Analyzing Internet Measurement Platforms

Investigators: Lars Prehn in cooperation with Shravan Swaminathan, Pascal Vermeulen (Saarland University), Marcel Flores (Edge.io), Emile Aben (RIPE NCC), Pavlos Sermpezis, Sofia Kostoglou, and Athena Vakali (Aristotle University of Thessaloniki)

Network operators and researchers frequently use Internet measurement platforms (IMPs), such as RIPE Atlas, RIPE RIS, or RouteViews for, e.g., monitoring network performance, detecting routing events, discovering the AS topology, or optimizing routes. To interpret the results of their measurements, users must understand a platform’s limitations and biases. In this project, we first explored the noise within the data of RIPE RIS and Routeviews. We introduced an classification for typical noise patterns and performed a deep-dive into the noise within the data availability. We found that the archives for publicly available route collector projects persistently suffer from unavailable files and dropped peering sessions. Hereby, we found that patterns occur at the peer, route collector, and region level. We further introduced a general framework to analyze the multi-dimensional (e.g., across location, topology, network types, etc.) biases of IMPs. Beyond new insights into currently existing IMP biases, our framework provides methods to sub-sample and extend the current set of IMP vantage points. When blind-testing with a common measurement task, we demonstrate that our framework reduces placement bias and that this reduction leads to a more accurate estimation of end-user performance for a large CDN. Lastly, we conceptualized a system, CorMoRanT, that simplifies the analysis of BGP-based IMP data by generating thousands of pre-computed statistics and partial data views on a daily basis.

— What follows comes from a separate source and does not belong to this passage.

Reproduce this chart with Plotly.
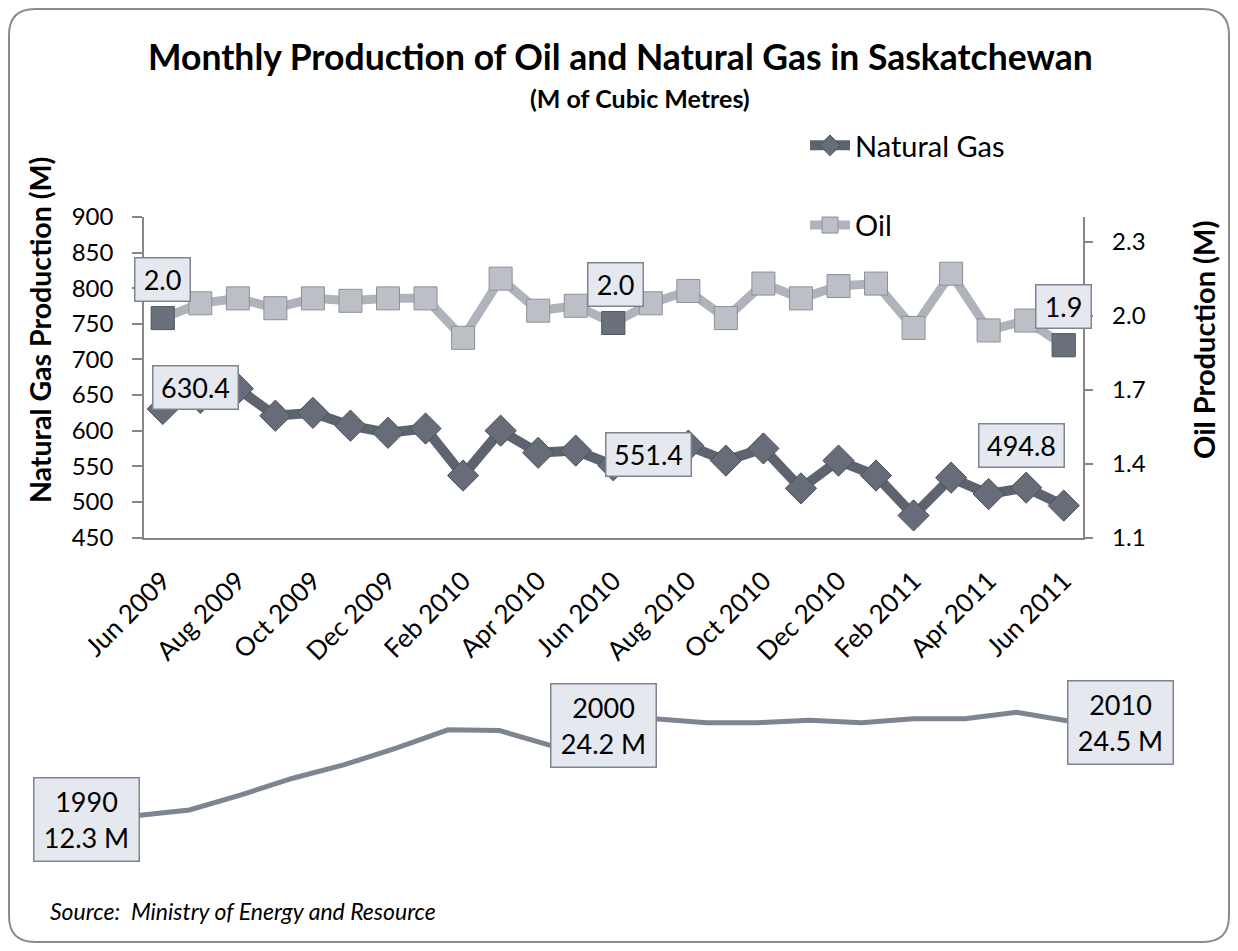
import plotly.graph_objects as go

# ---------------- data ----------------
months = ["Jun 2009", "Jul 2009", "Aug 2009", "Sep 2009", "Oct 2009", "Nov 2009", "Dec 2009",
          "Jan 2010", "Feb 2010", "Mar 2010", "Apr 2010", "May 2010", "Jun 2010", "Jul 2010",
          "Aug 2010", "Sep 2010", "Oct 2010", "Nov 2010", "Dec 2010", "Jan 2011", "Feb 2011",
          "Mar 2011", "Apr 2011", "May 2011", "Jun 2011"]
gas = [630.4, 646, 659, 621, 625, 607, 597, 603, 537, 600, 569, 572, 551.4, 572,
       579, 558, 575, 519, 558, 537, 481, 534, 511, 520, 494.8]
oil = [1.99, 2.05, 2.07, 2.03, 2.07, 2.06, 2.07, 2.07, 1.91, 2.15, 2.02, 2.04, 1.97, 2.05,
       2.10, 1.99, 2.13, 2.07, 2.12, 2.13, 1.95, 2.17, 1.94, 1.98, 1.88]
labeled = [0, 12, 24]

years = list(range(1990, 2011))
annual = [12.3, 12.8, 13.5, 15.4, 17.5, 19.2, 21.3, 23.6, 23.5, 21.6, 24.2,
          25.0, 24.5, 24.5, 24.8, 24.5, 25.0, 25.0, 25.8, 24.7, 24.5]
annual_labeled = [1990, 2000, 2010]

gas_ticks = list(range(450, 901, 50))
oil_ticks = [1.1, 1.4, 1.7, 2.0, 2.3]

# ---------------- geometry helpers ----------------
W, H = 1222, 935
OFF = 8
def fx(X):
    return (X - OFF) / W
def fy(Y):
    return 1 - (Y - OFF) / H

FONT = "Lato, 'Liberation Sans', Arial, sans-serif"
AXC = "#868686"
n = len(months)
xs = list(range(n))
bounds = [i - 0.5 for i in range(n + 1)]

fig = go.Figure()

fig.add_trace(go.Scatter(
    x=xs, y=gas, name="Natural Gas", mode="lines+markers", legendgroup="g",
    line=dict(color="#5d6470", width=10),
    marker=dict(symbol="diamond", size=24, color="#666d79", line=dict(color="#4b515b", width=1)),
    xaxis="x", yaxis="y"))
fig.add_trace(go.Scatter(
    x=xs, y=oil, name="Oil", mode="lines+markers", legendgroup="o",
    line=dict(color="#b0b4ba", width=9),
    marker=dict(symbol="square", size=23, color="#bcbfc6", line=dict(color="#8b9098", width=1)),
    xaxis="x", yaxis="y2"))
fig.add_trace(go.Scatter(
    x=[xs[i] for i in labeled], y=[oil[i] for i in labeled], mode="markers", showlegend=False,
    marker=dict(symbol="square", size=23, color="#6b717c", line=dict(color="#555b65", width=1)),
    xaxis="x", yaxis="y2"))
fig.add_trace(go.Scatter(
    x=years, y=annual, mode="lines", showlegend=False,
    line=dict(color="#7e8591", width=5), xaxis="x5", yaxis="y5"))

xdom = [fx(144), fx(1082.5)]
ydom = [fy(537.5), fy(217)]
rng = [-0.5, n - 0.5]

common_tick = dict(tickcolor=AXC, tickwidth=1.5)
lab_font = dict(family=FONT, size=24, color="black")

layout = dict(
    width=W, height=H, autosize=False,
    margin=dict(l=0, r=0, t=0, b=0, pad=0, autoexpand=False),
    paper_bgcolor="white", plot_bgcolor="rgba(0,0,0,0)",
    font=dict(family=FONT, color="black"),
    showlegend=True,
    legend=dict(x=fx(805), y=fy(120), xanchor="left", yanchor="top",
                font=dict(family=FONT, size=29, color="black"),
                tracegroupgap=39, bgcolor="rgba(0,0,0,0)", itemwidth=40),
    xaxis=dict(domain=xdom, range=rng, anchor="y", showgrid=False, zeroline=False,
               showline=True, linecolor=AXC, linewidth=1.5, automargin=False,
               tickmode="array", tickvals=xs[::2], ticktext=months[::2],
               ticks="", tickangle=-45, tickfont=dict(family=FONT, size=26, color="black"),
               ticklabelstandoff=16),
    xaxis3=dict(domain=xdom, range=rng, overlaying="x", anchor="y", showgrid=False,
                zeroline=False, showline=False, tickmode="array", tickvals=bounds,
                automargin=False,
                ticks="outside", ticklen=7, showticklabels=False, **common_tick),
    xaxis4=dict(domain=xdom, range=rng, overlaying="x", anchor="y", showgrid=False,
                zeroline=False, showline=False, tickmode="array", tickvals=bounds,
                automargin=False,
                ticks="inside", ticklen=8, showticklabels=False, **common_tick),
    yaxis=dict(domain=ydom, range=[450, 900], anchor="x", showgrid=False, zeroline=False,
               showline=True, linecolor=AXC, linewidth=1.5, automargin=False,
               tickmode="array", tickvals=gas_ticks, ticks="outside", ticklen=10,
               tickfont=lab_font, ticklabelstandoff=14, **common_tick),
    yaxis3=dict(domain=ydom, range=[450, 900], overlaying="y", anchor="x", showgrid=False,
                zeroline=False, showline=False, tickmode="array", tickvals=gas_ticks,
                automargin=False,
                ticks="inside", ticklen=9, showticklabels=False, **common_tick),
    yaxis2=dict(domain=ydom, range=[1.1, 2.4], overlaying="y", side="right", anchor="x",
                showgrid=False, zeroline=False, showline=True, linecolor=AXC, linewidth=1.5,
                automargin=False,
                tickmode="array", tickvals=oil_ticks, tickformat=".1f", ticks="outside",
                tickprefix="\u2009\u2009\u2009",
                ticklen=9, tickfont=lab_font, ticklabelstandoff=14, **common_tick),
    yaxis4=dict(domain=ydom, range=[1.1, 2.4], overlaying="y", side="right", anchor="x",
                showgrid=False, zeroline=False, showline=False, automargin=False,
                tickmode="array", tickvals=oil_ticks, ticks="inside", ticklen=9,
                showticklabels=False, **common_tick),
)

# bottom annual line: 1990 at x=86px, 2010 at x=1120px ; 12.3 at y=819.5, 7.94 px per unit
px_per_year = (1120 - 86) / (years[-1] - years[0])
x5_lo = years[0] - (86 - OFF) / px_per_year
x5_hi = x5_lo + W / px_per_year
ppu = 7.94
y_top_px, y_bot_px = 680, 860
y5_lo = annual[0] - (y_bot_px - 819.5) / ppu
y5_hi = annual[0] + (819.5 - y_top_px) / ppu
layout["xaxis5"] = dict(domain=[0, 1], range=[x5_lo, x5_hi], anchor="y5", visible=False,
                        automargin=False)
layout["yaxis5"] = dict(domain=[fy(y_bot_px), fy(y_top_px)], range=[y5_lo, y5_hi],
                        anchor="x5", visible=False, automargin=False)

fig.update_layout(**layout)

ann = []
box = dict(bgcolor="#e5e8ee", bordercolor="#7f8590", borderwidth=1.5, borderpad=2,
           font=dict(family=FONT, size=27, color="black"), showarrow=False)

# gas labels
gas_shift = {0: (33, 22), 12: (35, 11), 24: (-42, 60)}
for i in labeled:
    txt = f"{gas[i]:.1f}"
    dx, dy = gas_shift[i]
    ann.append(dict(x=xs[i], y=gas[i], xref="x", yref="y", text=txt, xshift=dx, yshift=dy,
                    width=80, height=38, **box))
# oil labels
oil_shift = {0: (0, 39), 12: (2, 39), 24: (0, 39)}
for i in labeled:
    txt = f"{oil[i]:.1f}"
    dx, dy = oil_shift[i]
    ann.append(dict(x=xs[i], y=oil[i], xref="x", yref="y2", text=txt, xshift=dx, yshift=dy,
                    width=50, height=38, **box))
# annual labels
for yr in annual_labeled:
    v = annual[years.index(yr)]
    ann.append(dict(x=yr, y=v, xref="x5", yref="y5", text=f"{yr}<br>{v:.1f} M",
                    width=100, height=78, **box))

# titles
ann.append(dict(x=fx(620), y=fy(57), xref="paper", yref="paper", showarrow=False,
                text="<b>Monthly Production of Oil and Natural Gas in Saskatchewan</b>",
                font=dict(family=FONT, size=35.5, color="black"), xanchor="center", yanchor="middle"))
ann.append(dict(x=fx(640), y=fy(98), xref="paper", yref="paper", showarrow=False,
                text="<b>(M of Cubic Metres)</b>",
                font=dict(family=FONT, size=25, color="black"), xanchor="center", yanchor="middle"))
ann.append(dict(x=fx(40), y=fy(330), xref="paper", yref="paper", showarrow=False,
                text="<b>Natural Gas Production (M)</b>", textangle=-90,
                font=dict(family=FONT, size=28.5, color="black"), xanchor="center", yanchor="middle"))
ann.append(dict(x=fx(1203), y=fy(340), xref="paper", yref="paper", showarrow=False,
                text="<b>Oil Production (M)</b>", textangle=-90,
                font=dict(family=FONT, size=29, color="black"), xanchor="center", yanchor="middle"))
ann.append(dict(x=fx(48), y=fy(911), xref="paper", yref="paper", showarrow=False,
                text="<i>Source:\u00a0\u00a0Ministry of Energy and Resource</i>",
                font=dict(family=FONT, size=23, color="black"), xanchor="left", yanchor="middle"))
fig.update_layout(annotations=ann)

# rounded outer border
r = 26
x0, x1 = 1.0 / W, 1 - 1.0 / W
y0, y1 = 1.0 / H, 1 - 1.0 / H
rx, ry = r / W, r / H
path = (f"M {x0+rx},{y1} L {x1-rx},{y1} Q {x1},{y1} {x1},{y1-ry} "
        f"L {x1},{y0+ry} Q {x1},{y0} {x1-rx},{y0} L {x0+rx},{y0} Q {x0},{y0} {x0},{y0+ry} "
        f"L {x0},{y1-ry} Q {x0},{y1} {x0+rx},{y1} Z")
fig.update_layout(shapes=[dict(type="path", path=path, xref="paper", yref="paper",
                               line=dict(color="#8c8c8c", width=2))])

fig.write_html("out.html")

Detecting Sibling Prefixes in the Wild

Investigators: Fariba Osali, Zubair Khwaja Sediqi, and Oliver Gasser

For several decades, IPv4 address has been used on the Internet to identify network device interfaces, effectively allowing the mapping to individual hosts. With IPv4 address exhaustion in recent years, network operators have increasingly implemented IPv6 in their networks. While IPv4 remains the dominant IP version on the Internet, the adoption of IPv6 is increasing. Each IP address consists of a network portion and a host portion, and an IP prefix represents a range of IP addresses with a shared network portion. While many service providers are incorporating both IPv4 and IPv6 in their network, the relationship between IP prefixes of both versions in the wild is unknown.

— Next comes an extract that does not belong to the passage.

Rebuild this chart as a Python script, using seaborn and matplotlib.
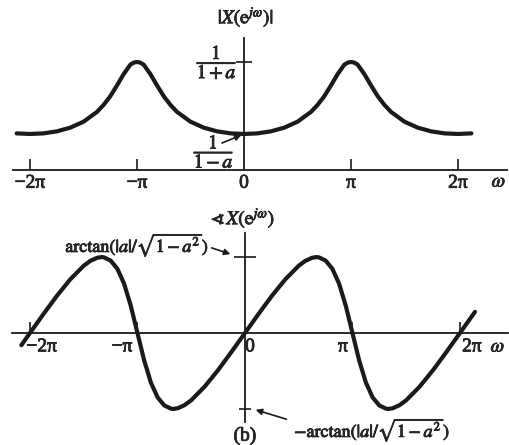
"""
Magnitude and phase of X(e^jw) for a negative a, redrawn with seaborn.
"""

import numpy as np
import pandas as pd
import matplotlib
matplotlib.use('Agg')
import matplotlib.pyplot as plt
import matplotlib.patheffects as pe
import seaborn as sns

# Values (frequency in units of pi)
mag_w = [-2.125, -2.0, -1.875, -1.75, -1.625, -1.5, -1.375, -1.3125, -1.25,
         -1.1875, -1.125, -1.0625, -1.03125, -1.0, -0.96875, -0.9375, -0.875,
         -0.8125, -0.75, -0.6875, -0.625, -0.5, -0.375, -0.25, -0.125, 0.0,
         0.125, 0.25, 0.375, 0.5, 0.625, 0.6875, 0.75, 0.8125, 0.875,
         0.9375, 0.96875, 1.0, 1.03125, 1.0625, 1.125, 1.1875, 1.25, 1.3125,
         1.375, 1.5, 1.625, 1.75, 1.875, 2.0, 2.125]
mag_val = [0.678, 0.667, 0.678, 0.715, 0.783, 0.894, 1.074, 1.205, 1.365,
           1.565, 1.775, 1.950, 1.988, 2.000, 1.988, 1.950, 1.775,
           1.565, 1.365, 1.205, 1.074, 0.894, 0.783, 0.715, 0.678, 0.667,
           0.678, 0.715, 0.783, 0.894, 1.074, 1.205, 1.365, 1.565, 1.775,
           1.950, 1.988, 2.000, 1.988, 1.950, 1.775, 1.565, 1.365, 1.205,
           1.074, 0.894, 0.783, 0.715, 0.678, 0.667, 0.678]

ph_w = [-2.08, -2.0, -1.875, -1.75, -1.625, -1.5, -1.4375, -1.375, -1.3333,
        -1.3125, -1.25, -1.1875, -1.125, -1.0625, -1.0, -0.9375, -0.875,
        -0.8125, -0.75, -0.6875, -0.6667, -0.625, -0.5625, -0.5, -0.375,
        -0.25, -0.125, 0.0, 0.125, 0.25, 0.375, 0.5, 0.5625, 0.625, 0.6667,
        0.6875, 0.75, 0.8125, 0.875, 0.9375, 1.0, 1.0625, 1.125, 1.1875,
        1.25, 1.3125, 1.3333, 1.375, 1.4375, 1.5, 1.625, 1.75, 1.875, 2.0,
        2.14]
ph_val = [-0.084, 0.0, 0.130, 0.256, 0.370, 0.464, 0.498, 0.519, 0.524,
          0.522, 0.500, 0.444, 0.342, 0.189, 0.0, -0.189, -0.342,
          -0.444, -0.500, -0.522, -0.524, -0.519, -0.498, -0.464, -0.370,
          -0.256, -0.130, 0.0, 0.130, 0.256, 0.370, 0.464, 0.498, 0.519, 0.524,
          0.522, 0.500, 0.444, 0.342, 0.189, 0.0, -0.189, -0.342, -0.444,
          -0.500, -0.522, -0.524, -0.519, -0.498, -0.464, -0.370, -0.256,
          -0.130, 0.0, 0.146]

tick_w = [-2, -1, 0, 1, 2]
tick_labels = ['\u22122\u03c0', '\u2212\u03c0', '0', '\u03c0', '2\u03c0']
low_label_pos = [-1.89, -1.144, 0.047, 0.912, 2.112]   # shifted labels, lower plot

mag_peak = 2.0
mag_min = 0.667
ph_peak = 0.524

sns.set_theme(style='white')
plt.rcParams['font.family'] = ['Liberation Serif', 'DejaVu Serif']
plt.rcParams['mathtext.fontset'] = 'stix'

W, H = 509, 445
# scanned print look: slightly heavier strokes on text
heavy = [pe.withStroke(linewidth=0.6, foreground='k')]


def fpx(x, y):
    """pixel (from top-left) -> figure fraction"""
    return (x / W, 1 - y / H)


def ftext(x, y, s, size=14):
    fig.text(*fpx(x, y), s, ha='center', va='center', fontsize=size,
             path_effects=heavy)


df_mag = pd.DataFrame({'w': np.array(mag_w) * np.pi, 'm': mag_val})
df_ph = pd.DataFrame({'w': np.array(ph_w) * np.pi, 'p': ph_val})

fig = plt.figure(figsize=(W / 100, H / 100), dpi=100)
ax1 = fig.add_axes([13 / W, 1 - 170 / H, 494 / W, 132 / H])
ax2 = fig.add_axes([12 / W, 1 - 422 / H, 496 / W, 189 / H])

for ax in (ax1, ax2):
    ax.set_facecolor('none')
    ax.spines['top'].set_visible(False)
    ax.spines['right'].set_visible(False)
    ax.spines['left'].set_position(('data', 0))
    ax.spines['bottom'].set_position(('data', 0))
    for s in ('left', 'bottom'):
        ax.spines[s].set_color('k')
        ax.spines[s].set_linewidth(1.3)

# ---- magnitude ----
sns.lineplot(data=df_mag, x='w', y='m', ax=ax1, color='k', lw=3, sort=False,
             solid_joinstyle='round', solid_capstyle='round')
ax1.set_xlim(-2.159 * np.pi, 2.458 * np.pi)
ax1.set_ylim(0, 2.444)
ax1.set_xlabel('')
ax1.set_ylabel('')
ax1.set_xticks([w * np.pi for w in tick_w if w != 0])
ax1.set_xticklabels([])
ax1.tick_params(axis='x', direction='in', length=8, width=1.2, color='k',
                bottom=True)
ax1.set_yticks([mag_peak])
ax1.set_yticklabels([])
ax1.tick_params(axis='y', direction='inout', length=11, width=1.2, color='k',
                left=True)
for w, lbl in zip(tick_w, tick_labels):
    ax1.annotate(lbl, xy=(w * np.pi, 0), xytext=(0, -9.5),
                 textcoords='offset points', ha='center', va='center',
                 fontsize=14, path_effects=heavy)
ftext(499, 182, r'$\omega$', 14)
ftext(246, 17, r'$|X(\mathrm{e}^{j\omega})|$', 14)
ftext(217, 62, r'$\dfrac{1}{1+a}$', 14)
ftext(214, 151, r'$\dfrac{1}{1-a}$', 14)
ax1.annotate('', xy=(0, mag_min), xycoords='data',
             xytext=fpx(222, 143), textcoords='figure fraction',
             arrowprops=dict(arrowstyle='-|>', color='k', lw=1.2,
                             mutation_scale=9, shrinkA=0, shrinkB=2))

# ---- phase ----
sns.lineplot(data=df_ph, x='w', y='p', ax=ax2, color='k', lw=3, sort=False,
             solid_joinstyle='round', solid_capstyle='round')
ax2.set_xlim(-2.167 * np.pi, 2.447 * np.pi)
ax2.set_ylim(-0.614, 0.69)
ax2.set_xlabel('')
ax2.set_ylabel('')
ax2.set_xticks([w * np.pi for w in tick_w if w != 0])
ax2.set_xticklabels([])
ax2.tick_params(axis='x', direction='in', length=8, width=1.2, color='k',
                bottom=True)
ax2.set_yticks([ph_peak])
ax2.set_yticks([-ph_peak], minor=True)
ax2.set_yticklabels([])
ax2.set_yticklabels([], minor=True)
ax2.tick_params(axis='y', which='major', direction='inout', length=16,
                width=1.2, color='k', left=True)
ax2.tick_params(axis='y', which='minor', direction='inout', length=9,
                width=1.2, color='k', left=True)
for x, lbl in zip(low_label_pos, tick_labels):
    ax2.annotate(lbl, xy=(x * np.pi, 0), xytext=(0, -10),
                 textcoords='offset points', ha='center', va='center',
                 fontsize=14, path_effects=heavy)
ftext(498, 347, r'$\omega$', 14)
ftext(243, 218, r'$\sphericalangle\, X(\mathrm{e}^{j\omega})$', 14)
ftext(137, 245, r'$\mathrm{arctan}(|a|/\sqrt{1-a^2})$', 13)
ftext(372, 430, r'$-\mathrm{arctan}(|a|/\sqrt{1-a^2})$', 13)
ftext(245, 436, '(b)', 14)
fig.add_artist(matplotlib.patches.FancyArrowPatch(
    fpx(209, 247), fpx(233, 255), transform=fig.transFigure,
    arrowstyle='-|>', color='k', lw=1.2, mutation_scale=9))
fig.add_artist(matplotlib.patches.FancyArrowPatch(
    fpx(289, 420), fpx(253, 409), transform=fig.transFigure,
    arrowstyle='-|>', color='k', lw=1.2, mutation_scale=9))

fig.savefig('out.png', dpi=100, facecolor='white')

In this work, we explore the potential relationship between IPv4 and IPv6 prefixes to identify IPv4 and IPv6 sibling prefixes for hosts and services. Both research communities and network operators can benefit from the detection, identification, and classification of sibling prefixes. For example, if network operators want to filter all services on a specific IPv4 prefix, the corresponding IPv6 equivalent class is an excellent candidate.
To achieve this objective, we plan to conduct an investigation into the correlation between IPv4 and IPv6 prefixes in DNS datasets by looking at domains that have both A and AAAA records, as this will allow us to identify cases where the same domain name is associated with both an IPv4 and an IPv6 prefix. Then we plan a longitudinal study on IP prefix changes by tracking the dynamics of IP address and prefix allocation and usage over time.